The early Episcopalian missionaries were also refugees of a sort. After decades of missionary frenzy the congregatons in deeply-ingrained Confucian China consisted of only "rice Christians". When the Philippine territory was opened up Bishop Charles Brent, then directing missionary work from Shanghai, lost no time in getting the Episcopal Church of America established in the Philippine Islands and appoint him as its bishop. Many of his fellow churchmen thought this was a demotion but they were dead wrong.

If there ever was something resembling an establishment church in America it was the Episcopal, which remains within the Anglican Communion. Bishop Brent was an unabashed imperialist, when imperialism was the ethic of the day. He was convinced, like Kipling, that God had placed the destiny of the world at the hands of the Anglo-Saxon race.

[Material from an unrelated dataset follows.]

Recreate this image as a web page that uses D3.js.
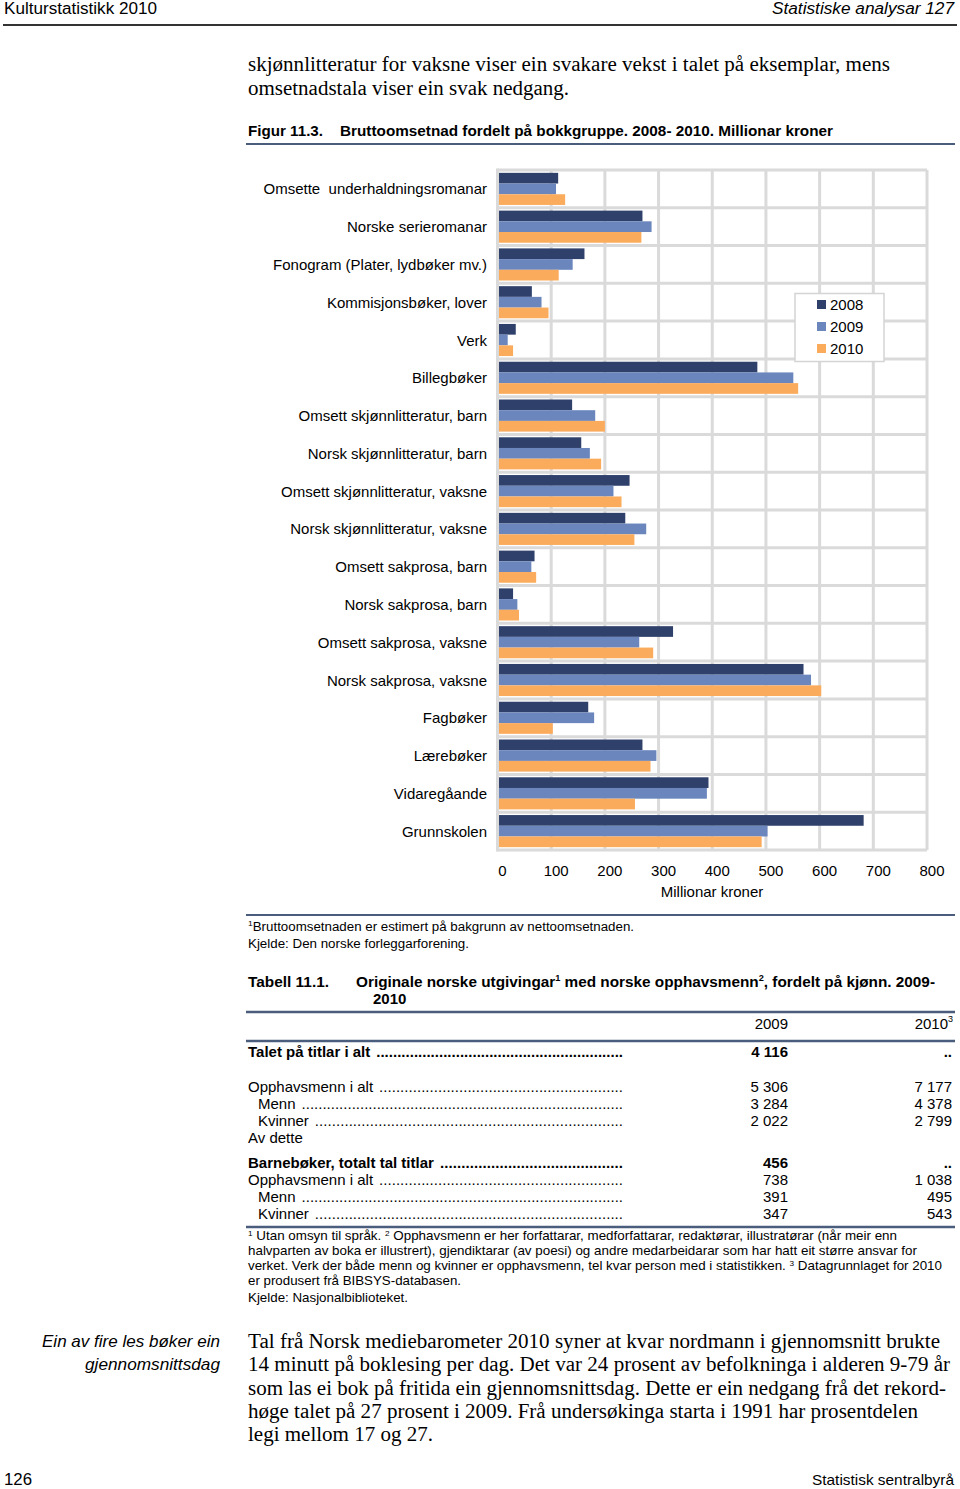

In terms of faith he had not much need for the bulk of Filipinos, already Roman Catholics, but the pagan cultures of the Cordilleras fascinated him and he decided to erect the fortress of his faith at the most central of the Cordilleras, and high up, rather than at Bontoc which had more people, at sparse Sagada.

Today Sagada (and the nearby town of Besao) remain solidly Anglican, down to the villages. And the many fundamentalist cults, appealing largely to the untermenschen, which have penetrated many a Philippine village, have yet to make a toehold here. There is a special way the people from these towns regard each other above the rest of the tribes. The Protestant Ethic has melded well with native enterprise and industry.

Unlikely the outwardly self-effacing "rice Christians" of China or the bulk of the Roman Catholic Filipinos who had baptized en masse before frailes, the Kankanae natives came slowly to the Anglican fold, taking piece by piece from the bundle of Christian civilization.

And, unlike many tourist spots in the Philippines, Sagada remains a community where tourism is integrated with life and culture of the place, which makes it more pleasant to stay here than any place else.

Interest in Cordillera cultures outside of the overacted display of "native" tableaux, began to pick up when some of the writings of Dr. Scott, an anthropologist-historian, found their way into popular publications. And Scotty, as he was known to all was never a dry, humorless pedantic writer - the bane of all those who are seekers of truth - even when he wrote for scholarly journals.

Noting the passing of traditional society in the Cordilleras, Scott observed wryly: "pork barrel has taken the place of headhunting". Scott also remains the foremost historian of northern Luzon from Conquest times. He made available to a wide reading public, in a number of interpretative essays, old Spanish texts of eyewitness accounts of the encounter between Spain and the Igorot.

A bright lass from St. Mary's School, exasperated by the history of the Iberian debauchery and greed in the Philippines, pointedly asked Scott: "Why did you not come earlier to colonize us?" To which Scott replied, "If we did you would not exist. Look what happened to the American Indians."

Well, Sagada exists as it does today, thanks to the concatenation of historical events, which even a non-believer like this writer is willing to subsume under the Will of God.

(NOTE: Sagada's recorded history could only be traced until very recently. This is the reason why this page is entitled as Recent History. The text above is condensed from Ross Tipon's manuscript, "The old and the New: The Town Itself".)

5 comments:

jenny January 23, 2011 at 6:54 AM  

hello taga sagada ak metlang.. I wish to use this article in my blog if you would allow me to do so!

thanks a lot in advance!

Anonymous August 8, 2011 at 2:18 AM  

to those journalists who discovering sagada detailed more so that it helps a lot to those who research like the tourism development, festivals and other activities that would benefit the readers mind and knowledge not only sagada but different municipalities on the northern part of the philippines.....

Anonymous January 8, 2013 at 12:49 AM  

gawis ay labi u csa inuy-a, sak-en gayam c bang-a, kailiam sak-en gedan ay menububla is SEO et kailangak gedan nan blog u ay naay ta menpost ak kuma is wada live link na nu mabalin, ya dat for research gedan tay adu adu nan maadal cnan bogs mo ay naay da. Sagada based ak gayam manong ko. Fiesta is upcoming so Sagada is inviting everyone to come and join us and have fun with us.

Bev143 January 16, 2013 at 8:19 AM  

Hello,
I would like to post this on my blog. Thanks a lot and God bless...
Jolly

lendehl rey sallidao montero June 2, 2019 at 10:39 AM  

Hi, A great account from an insider. I enjoy reading your blog..I wish to point a correction on this particular historical account. Bishop Charles Henry Brent never directed the Mission work from Shanghai China but rather it was Bishop Frederick Graves who was then the Bishop of the Anglican Diocese of Shanghai. He was tasked to oversee the new work in the Philippines until Charles Henry Brent arrived straigt from the US in August 24 1902.